Alternately, if the application is growing and generating significant value that’s constantly increasing, then doing a rearchitecture absolutely makes sense — but not for cost reasons! Cost is virtually never a driver behind an application rewrite. There may well be a capability story lurking in there. If the web tier can be replaced with API Gateway or the database tier gets swapped out for DynamoDB, suddenly a host of alternative options open up. They may or may not make sense for a given workload, customer, or environment, but that needs to be evaluated.
Keep in mind, if that three-tier architectured application were to be rewritten as something serverless or microservices-driven, the entire economic model would need to be rewritten. The costs would become more dynamic but also less predictable. At the same time, the application’s efficiency would almost certainly increase as well.

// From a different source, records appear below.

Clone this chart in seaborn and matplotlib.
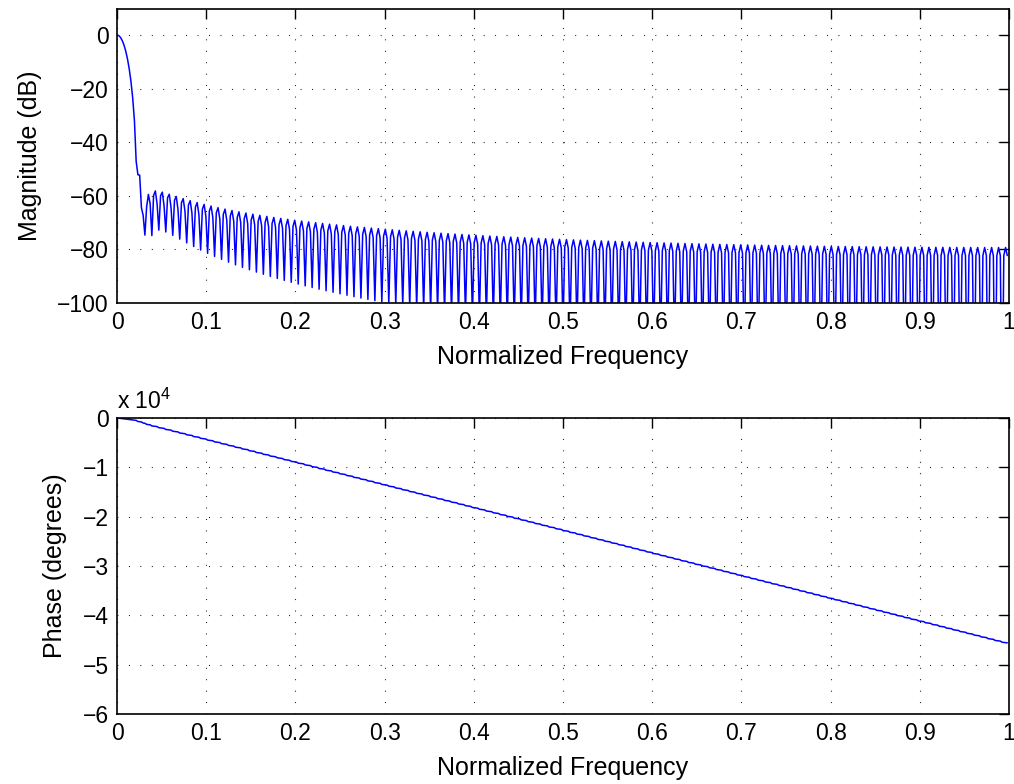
#frequency response (magnitude + phase) of a long lowpass FIR
import numpy as np
import pandas as pd
import matplotlib
matplotlib.use("Agg")
import matplotlib.pyplot as plt
import seaborn as sns

# filter settings (order from the phase slope, cutoff from the roll-off)
filter_order = 255
cutoff = 0.0091
n_points = 512

# axes settings
x_ticks = [0, 0.1, 0.2, 0.3, 0.4, 0.5, 0.6, 0.7, 0.8, 0.9, 1]
mag_ticks = [-100, -80, -60, -40, -20, 0]
mag_limits = [-100, 9.7]
phase_ticks = [-6, -5, -4, -3, -2, -1, 0]
phase_limits = [-6, 0]

# windowed-sinc lowpass (hamming), like fir1
n = np.arange(filter_order + 1)
delay = filter_order / 2
taps = cutoff * np.sinc(cutoff * (n - delay)) * np.hamming(filter_order + 1)
taps = taps / taps.sum()

# response on 512 points between 0 and nyquist
H = np.fft.fft(taps, 2 * n_points)[:n_points]
freq = np.arange(n_points) / n_points
mag_db = 20 * np.log10(np.abs(H) + 1e-15)

# phase: linear part plus a -180 step at every sign change of the amplitude
amp = np.real(H * np.exp(1j * np.pi * delay * freq))
flips = np.concatenate([[0], np.cumsum(np.diff(np.sign(amp)) != 0)])
phase_deg = -180 * delay * freq - 180 * flips

df = pd.DataFrame({"freq": freq, "mag": mag_db, "phase": phase_deg / 1e4})

sns.set_style("white")
plt.rcParams["font.family"] = ["Liberation Sans", "DejaVu Sans"]
plt.rcParams["mathtext.fontset"] = "custom"
plt.rcParams["mathtext.rm"] = "Liberation Sans"
plt.rcParams["mathtext.default"] = "regular"
plt.rcParams["text.color"] = "k"
plt.rcParams["axes.labelcolor"] = "k"
plt.rcParams["xtick.color"] = "k"
plt.rcParams["ytick.color"] = "k"

fig = plt.figure(figsize=(10.14, 7.84), dpi=100)
ax1 = fig.add_axes([0.1154, 0.6135, 0.8797, 0.375])
ax2 = fig.add_axes([0.1154, 0.0893, 0.8797, 0.3776])

grid_style = dict(linestyle=(0, (0.8, 9.5)), color="k", linewidth=0.8)

# magnitude
sns.lineplot(data=df, x="freq", y="mag", ax=ax1, color="b", linewidth=1.1, estimator=None)
ax1.set_ylim(mag_limits)
ax1.set_yticks(mag_ticks)
ax1.set_ylabel("Magnitude (dB)", fontsize=18, labelpad=11)

# phase
sns.lineplot(data=df, x="freq", y="phase", ax=ax2, color="b", linewidth=1.1, estimator=None)
ax2.set_ylim(phase_limits)
ax2.set_yticks(phase_ticks)
ax2.set_ylabel("Phase (degrees)", fontsize=18, labelpad=11)
ax2.text(0, 1.012, "x 10$^{4}$", transform=ax2.transAxes, ha="left", va="bottom", fontsize=16.5)

for ax in [ax1, ax2]:
    ax.set_xlim(0, 1)
    ax.set_xticks(x_ticks)
    ax.set_xticklabels([("%g" % t) for t in x_ticks])
    ax.set_xlabel("Normalized Frequency", fontsize=18, labelpad=7.5)
    ax.grid(True, **grid_style)
    ax.tick_params(direction="in", length=7, width=1, labelsize=16.5, pad=6,
                   top=True, right=True)
    for s in ax.spines.values():
        s.set_color("k")
        s.set_linewidth(1.2)

fig.savefig("out.png", dpi=100)
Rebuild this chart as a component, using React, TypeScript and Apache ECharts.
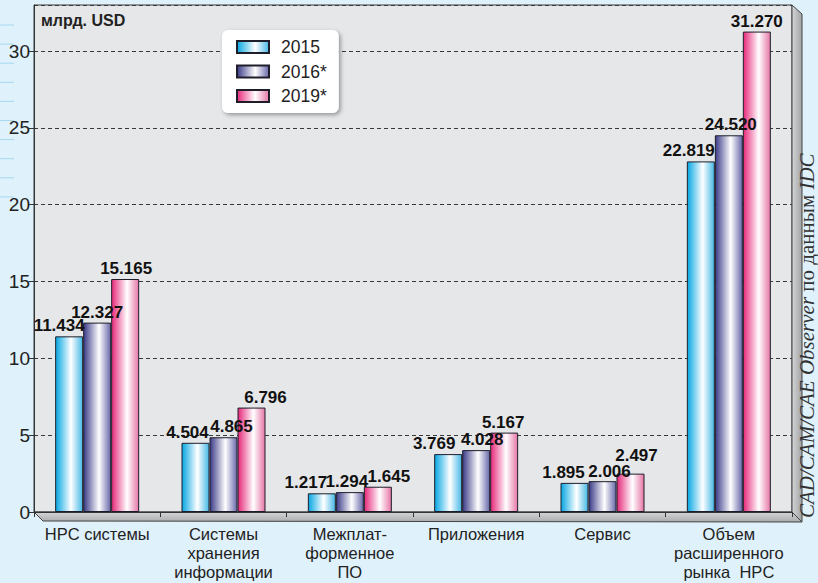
import React, { useEffect, useRef } from "react";
import * as echarts from "echarts";

const categories = [
  "HPC системы",
  "Системы\nхранения\nинформации",
  "Межплат-\nформенное\nПО",
  "Приложения",
  "Сервис",
  "Объем\nрасширенного\nрынка  HPC",
];
const seriesNames = ["2015", "2016*", "2019*"];
const values2015 = [11.434, 4.504, 1.217, 3.769, 1.895, 22.819];
const values2016 = [12.327, 4.865, 1.294, 4.028, 2.006, 24.52];
const values2019 = [15.165, 6.796, 1.645, 5.167, 2.497, 31.27];
const yTicks = [0, 5, 10, 15, 20, 25, 30];

// label nudges (styling only), as in the original layout
const labelDx = [
  [-10, -8, -16, -14, -11, -12],
  [0, 8, -3, 6, 7, 2],
  [1, 14, 11, -1, 6, 0],
];
const labelDy = [
  [0, 0, 0, 0, 0, 0],
  [0, 0, 0, 0, 1, 0],
  [0, 0, 0, 0, -8, 0],
];

const SANS = "'Liberation Sans', Arial, sans-serif";

function grad(c0: string, c1: string, c2: string) {
  return new echarts.graphic.LinearGradient(0, 0, 1, 0, [
    { offset: 0, color: c0 },
    { offset: 0.57, color: c1 },
    { offset: 1, color: c2 },
  ]);
}

export default function App() {
  const ref = useRef<HTMLDivElement>(null);
  useEffect(() => {
    if (!ref.current) return;
    const chart = echarts.init(ref.current, null, { renderer: "svg" });
    const colors = [
      grad("#05a6e3", "#ffffff", "#45b8e6"),
      grad("#3a3a88", "#ffffff", "#6868aa"),
      grad("#e6287a", "#ffffff", "#e676a6"),
    ];
    const data = [values2015, values2016, values2019];
    const leftLines = [];
    for (let i = 0; i < 10; i++) {
      const y = 25 + i * 19.1;
      leftLines.push({
        type: "line",
        shape: { x1: 0, y1: y, x2: 14, y2: y },
        style: { stroke: "#a6d8ef", lineWidth: 1 },
        z: 0,
      });
    }
    chart.setOption({
      animation: false,
      backgroundColor: "#dff1fb",
      textStyle: { fontFamily: SANS },
      grid: {
        left: 34,
        right: 26,
        top: 5,
        bottom: 71,
        show: true,
        backgroundColor: "#e6e7e9",
        borderColor: "#3a3a3a",
        borderWidth: 1,
      },
      legend: {
        data: seriesNames,
        orient: "vertical",
        left: 222,
        top: 30,
        padding: [8, 12, 8, 14],
        itemWidth: 32,
        itemHeight: 12,
        itemGap: 6.5,
        icon: "rect",
        backgroundColor: "#ffffff",
        borderRadius: 6,
        shadowBlur: 4,
        shadowColor: "rgba(0,0,0,0.35)",
        shadowOffsetX: 2,
        shadowOffsetY: 2,
        textStyle: {
          fontSize: 17.5,
          lineHeight: 18,
          color: "#222",
          fontFamily: SANS,
          padding: [0, 0, 0, 7],
        },
      },
      title: {
        text: "млрд. USD",
        left: 41,
        top: 12,
        padding: 0,
        textStyle: { fontSize: 16, fontWeight: "bold", color: "#222", fontFamily: SANS },
      },
      xAxis: {
        type: "category",
        data: categories,
        z: 10,
        axisLine: { show: true, lineStyle: { color: "#333", width: 1 } },
        axisTick: { show: true, length: 5, lineStyle: { color: "#333" } },
        axisLabel: {
          interval: 0,
          fontSize: 16.5,
          lineHeight: 19,
          color: "#222",
          margin: 12,
          fontFamily: SANS,
        },
        splitLine: { show: false },
      },
      yAxis: {
        type: "value",
        min: 0,
        max: 33,
        interval: 5,
        axisLine: { show: true, lineStyle: { color: "#333", width: 1 } },
        axisTick: { show: true, length: 5, lineStyle: { color: "#333" } },
        axisLabel: {
          fontSize: 19,
          color: "#222",
          margin: 4,
          fontFamily: SANS,
          showMaxLabel: false,
          formatter: (v: number) => (yTicks.indexOf(v) >= 0 ? String(v) : ""),
        },
        splitLine: {
          show: true,
          lineStyle: { color: "#3a3a3a", type: [4, 3], width: 1 },
        },
      },
      series: seriesNames.map((name, i) => ({
        name,
        type: "bar",
        data: data[i].map((v, j) => ({
          value: v,
          label: { offset: [labelDx[i][j], labelDy[i][j]] },
        })),
        barWidth: 28,
        barGap: "0%",
        z: 5,
        itemStyle: { color: colors[i], borderColor: "#1e1e2a", borderWidth: 1 },
        label: {
          show: true,
          position: "top",
          distance: 2,
          fontSize: 17,
          fontWeight: "bold",
          color: "#111",
          fontFamily: SANS,
          formatter: (p: any) => Number(p.value).toFixed(3),
        },
      })),
      graphic: [
        ...leftLines,
        {
          type: "polygon",
          z: 2,
          shape: { points: [[34, 512], [792, 512], [802, 522], [43, 521]] },
          style: {
            fill: new echarts.graphic.LinearGradient(0, 0, 0, 1, [
              { offset: 0, color: "#d6d7d9" },
              { offset: 1, color: "#a9aaac" },
            ]),
            stroke: "#444",
            lineWidth: 1,
          },
        },
        {
          type: "polygon",
          z: 2,
          shape: { points: [[792, 5], [802, 14], [802, 522], [792, 512]] },
          style: {
            fill: new echarts.graphic.LinearGradient(0, 0, 1, 0, [
              { offset: 0, color: "#d4d5d7" },
              { offset: 1, color: "#a2a3a5" },
            ]),
            stroke: "#444",
            lineWidth: 1,
          },
        },
        {
          type: "text",
          z: 3,
          x: 817,
          y: 518,
          rotation: Math.PI / 2,
          style: {
            text: "{i|CAD/CAM/CAE Observer} {n|по данным} {i|IDC}",
            fontFamily: "'Liberation Serif', 'DejaVu Serif', serif",
            fontSize: 21,
            fill: "#333",
            align: "left",
            verticalAlign: "bottom",
            rich: {
              i: { fontStyle: "italic", fontSize: 21, fontFamily: "'Liberation Serif', serif", fill: "#333" },
              n: { fontStyle: "normal", fontSize: 21, fontFamily: "'Liberation Serif', serif", fill: "#333" },
            },
          },
        },
      ],
    });
    return () => chart.dispose();
  }, []);
  return (
    <div
      ref={ref}
      style={{ position: "fixed", left: 0, top: 0, width: 818, height: 583 }}
    />
  );
}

2 ways automated tools fail to grasp architecture and cost
The fundamental issue of most tools that purport to solve cloud spend problems is that they fall into one of two failure modes that will fundamentally fail.
Keep everything mode. These tools usually think that whatever’s in the environment is correct, should be there, and will be there forever. That doesn’t work when things have been left running that shouldn’t be or when a short-term experiment is treated as if it were permanent.
Kill everything mode. These tools assume that whatever’s in the environment is completely wrong, and that companies will somehow free up an engineering team for six straight months to rebuild something in order to save 10% on their AWS bill.
Both extremes are unsafe assumptions and aren’t how companies think about their architecture in the larger business context.
How basically every AWS tweak affects architecture … and cost
Early on (when the newsletter first started and I was still bright-eyed with undeserved optimism about cloud billing), I naively thought that tracking AWS feature and service enhancements with financial relevance would be simple: look for price reductions and the occasional feature announcement. In practice, that assumption didn’t survive the first round of customer discussions because, as mentioned above, cost is architecture. It’s the rare AWS announcement that doesn’t have architecture repercussions.
For example, if you didn’t use SQS when building your application because it couldn’t handle your throughput needs or it was too expensive, that changed a couple of weeks ago. SQS is to the point where it’s now effectively unlimited throughput at a cost that’s just 3.6% of what it was at launch. The economics have shifted, but it’s not obvious from Amazon’s somewhat dry enhancement announcement that there’s any financial impact at all.
It turns out that there’s no pattern of search terms that show just the architecturally significant releases — so I read every AWS release. Once I’d gathered all the information in one place, I figured I’d summarize the interesting bits and send them out to other people. That’s how the Last Week in AWS newsletter was born!
The very manual process of reading every little announcement and understanding its impact on architecture is also why the best Cloud Economist candidates The Duckbill Group finds when we’re hiring aren’t people with deep finance backgrounds who are are only aware of Amazon as “that company that sells books and underpants.” The best Cloud Economists are effectively already cloud engineers, solutions architects, or technical account managers themselves. Folks who excel in those roles are already viscerally aware of various design and cost trade-offs, so they know how to successfully rearchitect workloads and businesses towards a lower AWS bill—but only if it makes sense to do it given the larger business context!